Satellite is becoming as integral to the Cloud as it is acknowledged as being integral to roll-out of the next generation mobile standard – 5G. Recognition of the opportunities in partnering with the Cloud is only now working through. Leveraging reduction of CAPEX, reduced OPEX, rapid scalability, ease of development and ubiquitous accessibility is bringing evolutionary change to the satellite value chain, encompassing data volumes and analytics products arising out of satellite communications network operations and generated by NewSpace EO and IoT.

Satellite users depend on reliable and robust connectivity characteristic of today’s platforms, but there are potential vulnerabilities. Three of these will be explored in Dubai.

Cyber Security is a not specific to satellite but concerns the entire IP-enabled global ICT infrastructure. The European Space Agency (ESA) is calling for proposed solutions to determine viability of satellite-based services in support of cyber security and to assess technical feasibility and commercial viability for vertical sector users of satellite. Potential solutions will be enabled by space to mitigate security risks and enhance cyber resistance and the resilience of existing infrastructures, services and operations, contributing to enhanced end-to-end security. So, a key question is, “Is the satellite sector doing enough in the cyber security environment?”

Interference is a vulnerability the satellite industry successfully addresses through technology advance and human capacity-building, (i.e., GVF training), and this topic will question what still needs to be done and will be addressed through the terminal type approvals work of the GVF Mutual Recognition Arrangement Working Group (MRA-WG) and GVF collaboration with ESA and the ITU.

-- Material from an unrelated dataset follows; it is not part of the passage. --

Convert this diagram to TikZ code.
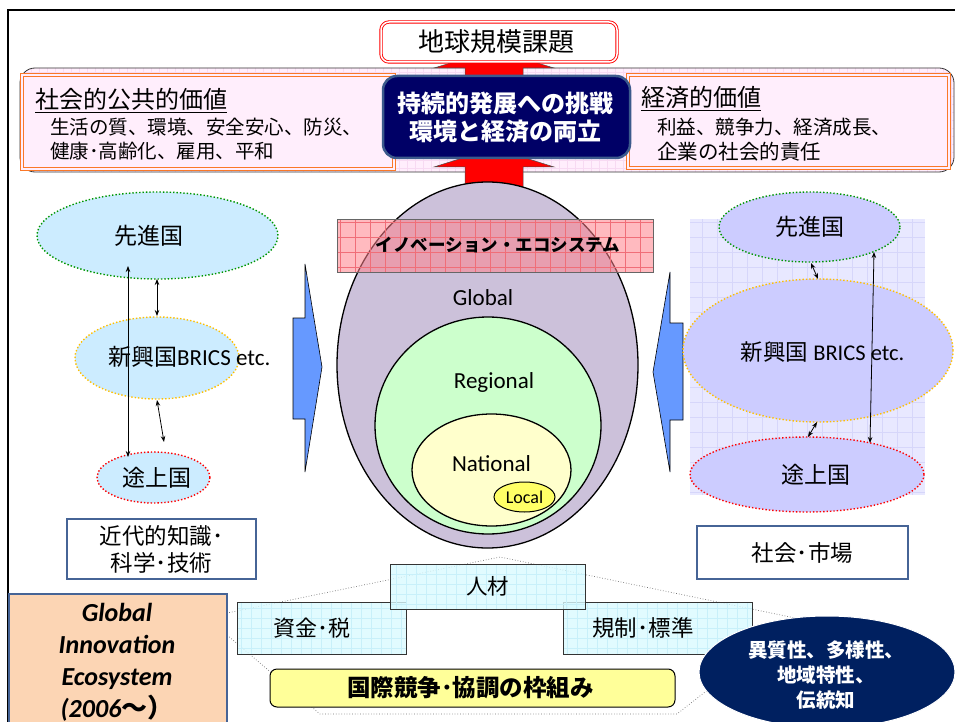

Orbital Debris is a prominent issue. The discussion here will encompass: sustainable space utilisation supporting development on Earth; tools to support collaborative space situational awareness and surveillance; risk models, regulatory regimes, and international coordination and guidance for space actors; space-based applications and the NewSpace age of innovative LEO business; scale and operation of the mega-constellations – orbital debris prevention and operator responsibility; and, maintaining a space sustainability-based future.